The driver for a food refrigeration company rear-ended a stopped vehicle, killing the driver of that vehicle, and injuring the driver of another truck. The fleet driver was found to be driving under the influence of numerous narcotic drugs. The company had a drug screening program but had not identified the driver as a potential risk.
Prior to the accident, the driver had an identified history of speeding tickets, a red flag that a continuous license monitoring program would have caught. In addition to the $22.7 million wrongful death verdict, the company was also found liable for the injuries of the driver in the other vehicle that was involved in the crash. That truck driver received a verdict of $12.3 million.
The key issue for company leaders is the responsibility component. Leaders must stay current on each driver’s record. What they don’t know in this scenario can absolutely hurt them and cost the organization millions of dollars.

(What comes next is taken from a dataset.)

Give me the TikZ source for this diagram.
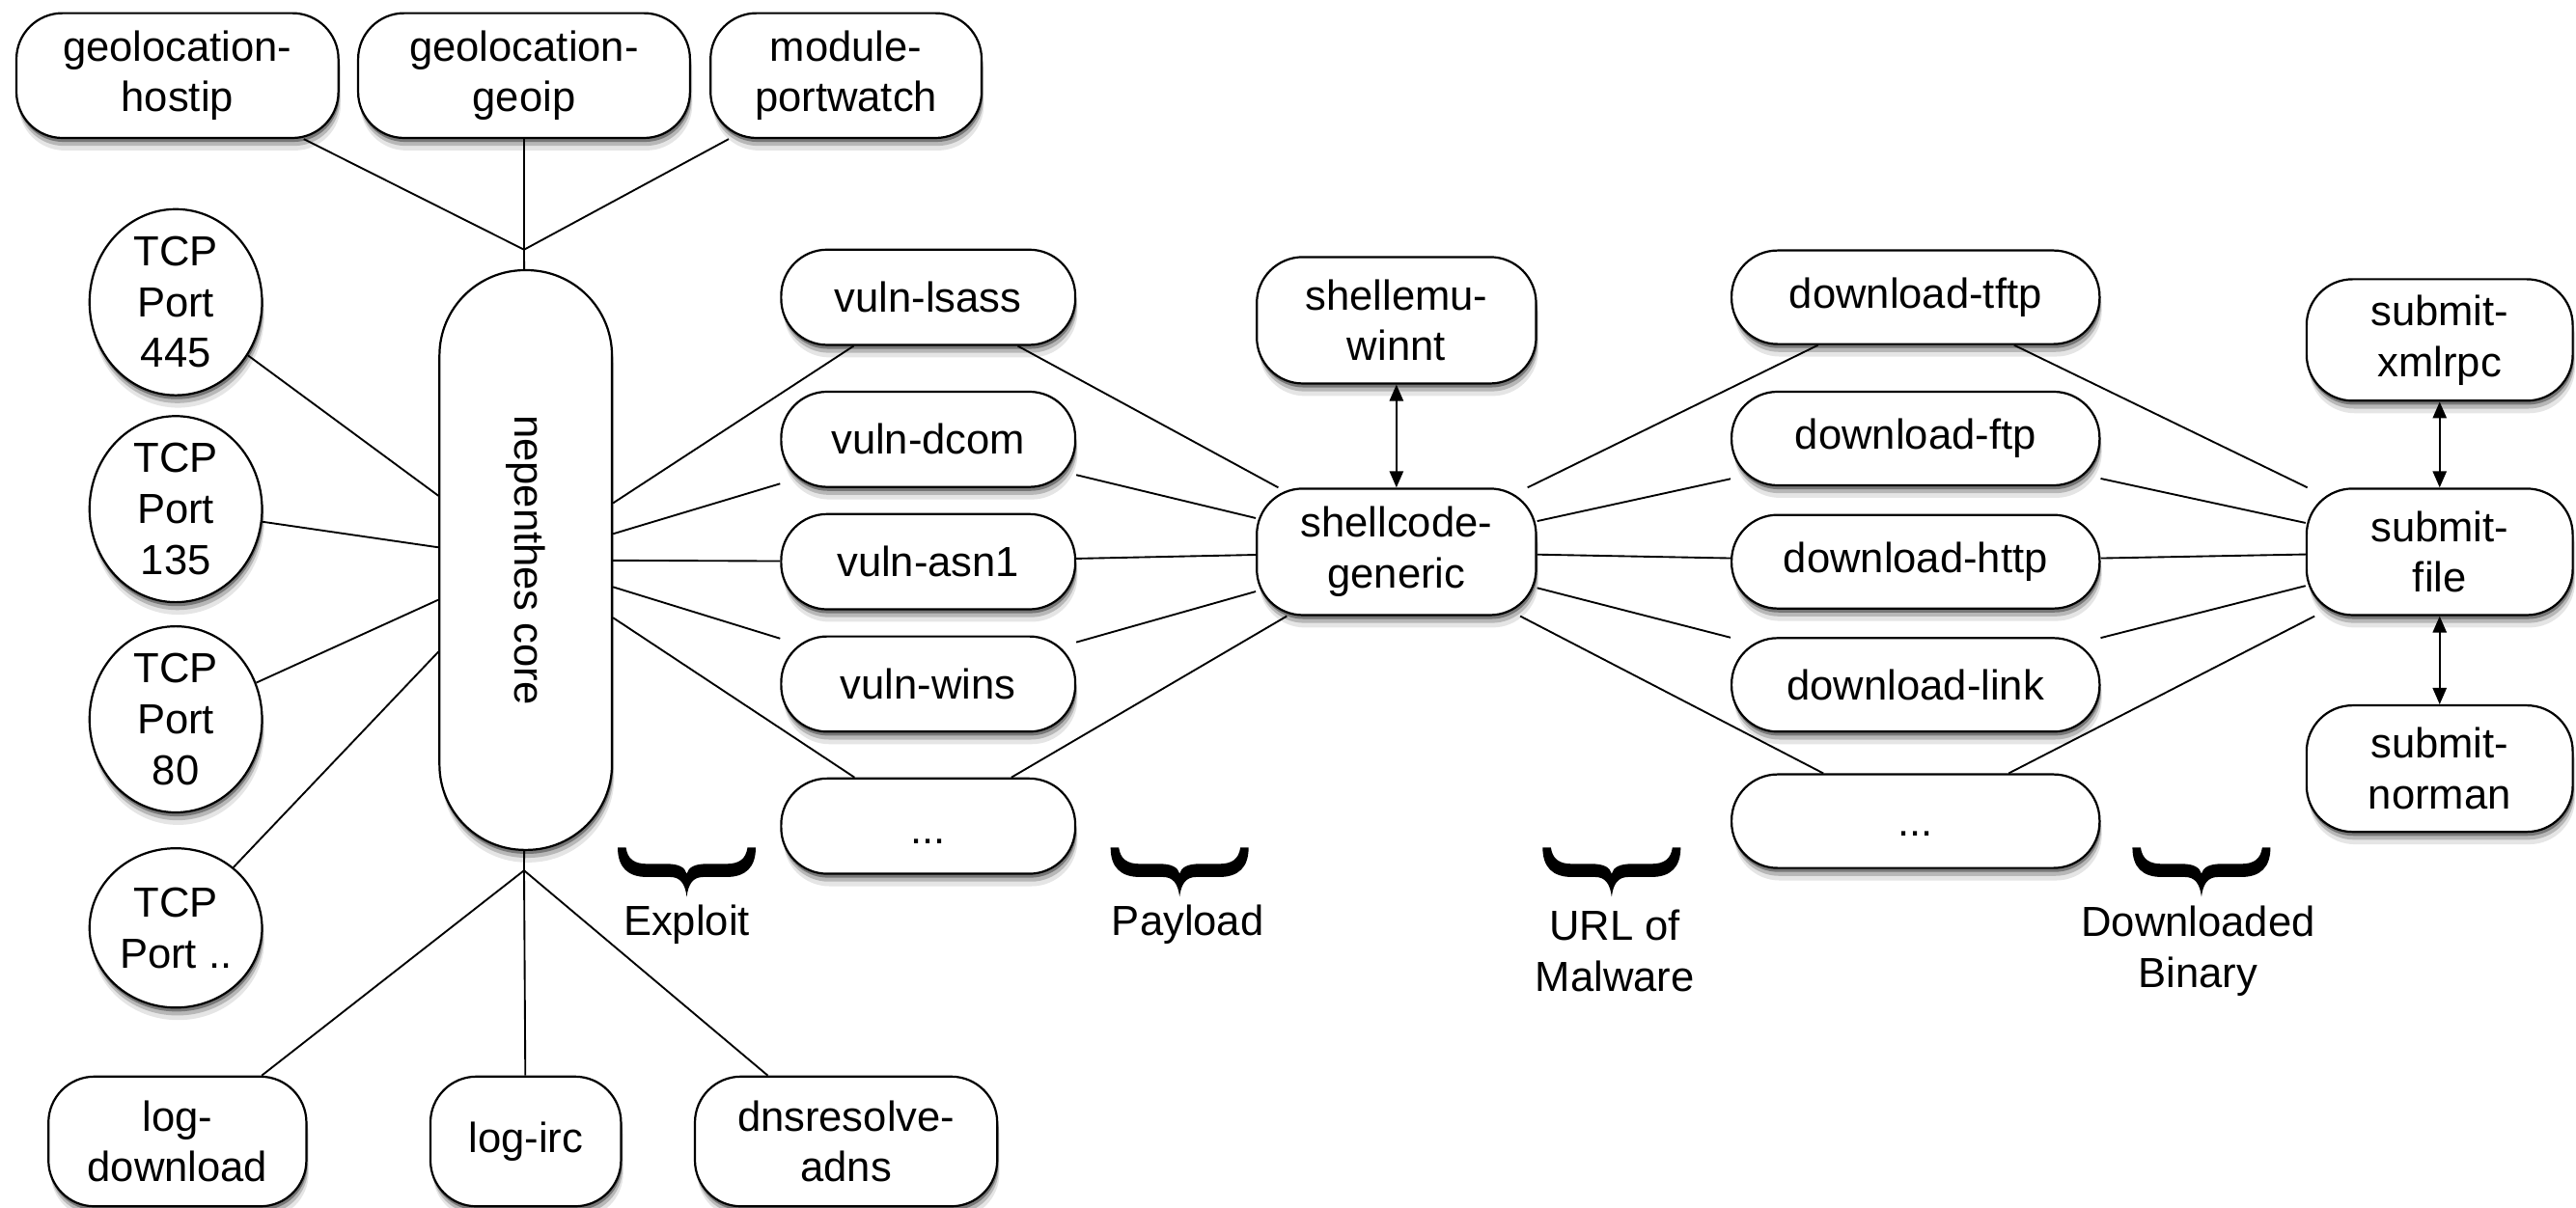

An Organization’s Responsibility
Companies have an obligation to ensure their drivers are properly licensed and they must monitor their drivers’ safety and behavior. Immediate corrective action for any violation that a driver accrues is crucial. Once-a-year MVR pulls are not enough to ensure risky drivers are complying. One of the best precautions that a company can take to prepare for potentially defending themselves in a liability lawsuit is continuous license monitoring.

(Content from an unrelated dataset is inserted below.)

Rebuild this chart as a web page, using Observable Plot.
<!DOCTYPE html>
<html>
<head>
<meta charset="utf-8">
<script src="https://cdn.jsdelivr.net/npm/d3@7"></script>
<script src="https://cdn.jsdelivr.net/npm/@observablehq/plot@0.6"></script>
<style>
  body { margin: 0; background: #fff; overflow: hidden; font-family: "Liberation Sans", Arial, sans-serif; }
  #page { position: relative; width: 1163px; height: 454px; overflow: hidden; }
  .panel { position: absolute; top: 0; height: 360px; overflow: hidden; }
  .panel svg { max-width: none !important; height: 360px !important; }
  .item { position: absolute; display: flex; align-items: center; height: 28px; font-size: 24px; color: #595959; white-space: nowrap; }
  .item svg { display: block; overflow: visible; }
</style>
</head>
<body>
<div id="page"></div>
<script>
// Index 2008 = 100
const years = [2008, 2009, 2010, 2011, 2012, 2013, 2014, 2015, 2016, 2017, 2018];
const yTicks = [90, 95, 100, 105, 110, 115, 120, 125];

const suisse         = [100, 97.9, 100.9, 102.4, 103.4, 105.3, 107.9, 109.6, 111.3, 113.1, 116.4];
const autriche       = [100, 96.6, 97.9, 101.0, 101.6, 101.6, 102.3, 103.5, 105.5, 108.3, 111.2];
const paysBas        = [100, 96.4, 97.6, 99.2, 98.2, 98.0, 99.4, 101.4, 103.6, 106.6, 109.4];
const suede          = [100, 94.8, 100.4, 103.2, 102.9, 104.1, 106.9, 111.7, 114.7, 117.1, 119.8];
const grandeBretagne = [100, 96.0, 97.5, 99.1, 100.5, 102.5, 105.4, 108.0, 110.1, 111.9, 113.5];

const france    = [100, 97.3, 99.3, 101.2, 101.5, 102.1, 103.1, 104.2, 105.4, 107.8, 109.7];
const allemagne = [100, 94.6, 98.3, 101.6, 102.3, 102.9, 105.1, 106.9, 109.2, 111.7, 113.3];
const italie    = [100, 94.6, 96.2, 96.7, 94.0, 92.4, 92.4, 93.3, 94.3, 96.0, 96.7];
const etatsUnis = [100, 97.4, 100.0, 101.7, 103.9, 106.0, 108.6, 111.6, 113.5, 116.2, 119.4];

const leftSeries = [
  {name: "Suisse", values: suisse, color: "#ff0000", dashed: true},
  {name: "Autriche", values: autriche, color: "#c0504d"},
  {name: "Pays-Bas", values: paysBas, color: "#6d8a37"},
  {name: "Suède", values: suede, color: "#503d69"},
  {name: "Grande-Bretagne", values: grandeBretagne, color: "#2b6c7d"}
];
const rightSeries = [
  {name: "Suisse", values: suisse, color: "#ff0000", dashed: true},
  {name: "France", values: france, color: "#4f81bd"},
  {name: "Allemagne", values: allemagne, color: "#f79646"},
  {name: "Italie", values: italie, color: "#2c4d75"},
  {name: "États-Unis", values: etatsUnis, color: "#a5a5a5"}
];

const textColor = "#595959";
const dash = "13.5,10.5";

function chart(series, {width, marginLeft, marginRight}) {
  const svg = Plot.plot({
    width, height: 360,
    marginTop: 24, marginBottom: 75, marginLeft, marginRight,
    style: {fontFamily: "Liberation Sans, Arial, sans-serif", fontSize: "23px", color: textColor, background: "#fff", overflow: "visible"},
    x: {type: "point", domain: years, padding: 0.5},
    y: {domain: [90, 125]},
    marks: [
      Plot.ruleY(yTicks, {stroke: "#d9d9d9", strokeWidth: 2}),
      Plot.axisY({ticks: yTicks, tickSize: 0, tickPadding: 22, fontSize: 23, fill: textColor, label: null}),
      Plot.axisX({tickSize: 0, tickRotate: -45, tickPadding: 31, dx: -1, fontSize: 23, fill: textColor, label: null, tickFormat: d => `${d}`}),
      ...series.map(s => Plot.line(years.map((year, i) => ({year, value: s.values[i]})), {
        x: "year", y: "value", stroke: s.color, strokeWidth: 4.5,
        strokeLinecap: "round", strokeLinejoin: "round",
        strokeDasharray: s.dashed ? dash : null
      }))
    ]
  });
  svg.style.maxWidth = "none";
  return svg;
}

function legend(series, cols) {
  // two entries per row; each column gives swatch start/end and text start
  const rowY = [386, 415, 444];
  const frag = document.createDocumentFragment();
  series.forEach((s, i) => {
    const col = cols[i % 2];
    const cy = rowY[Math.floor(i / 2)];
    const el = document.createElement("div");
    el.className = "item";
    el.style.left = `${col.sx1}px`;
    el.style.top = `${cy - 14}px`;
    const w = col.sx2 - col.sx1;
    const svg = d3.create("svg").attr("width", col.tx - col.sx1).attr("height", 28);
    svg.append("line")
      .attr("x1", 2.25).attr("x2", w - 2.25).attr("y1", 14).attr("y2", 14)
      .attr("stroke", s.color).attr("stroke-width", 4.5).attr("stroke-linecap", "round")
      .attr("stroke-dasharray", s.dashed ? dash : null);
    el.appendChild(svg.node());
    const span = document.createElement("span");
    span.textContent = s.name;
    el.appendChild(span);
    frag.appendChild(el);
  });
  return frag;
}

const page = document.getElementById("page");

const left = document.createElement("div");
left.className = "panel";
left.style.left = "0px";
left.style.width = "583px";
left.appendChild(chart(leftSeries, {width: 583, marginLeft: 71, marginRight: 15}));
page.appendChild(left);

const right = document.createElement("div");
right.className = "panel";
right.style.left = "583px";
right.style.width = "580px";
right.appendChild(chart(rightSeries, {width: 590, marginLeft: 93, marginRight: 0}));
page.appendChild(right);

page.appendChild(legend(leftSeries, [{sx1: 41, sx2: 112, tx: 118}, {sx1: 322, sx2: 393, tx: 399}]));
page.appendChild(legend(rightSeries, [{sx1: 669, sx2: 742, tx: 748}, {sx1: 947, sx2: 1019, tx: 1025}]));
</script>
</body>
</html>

Continuous license monitoring is a critical safety component for fleet managers to effectively monitor drivers’ risk profiles, ensure compliance, guarantee safety, reduce liability, and scale down business losses. It is the responsibility of the trucking company to ensure that it is happening as scheduled, otherwise they will be open to potential litigation and problems in the future.
Fortunately, there are many companies, vendors, and systems out there that trucking companies can use to fulfill this solution. Whether it be through a web-based portal or a software as a service, companies exist to link up to the federal database. Not using them could be a type of negligence in and of itself.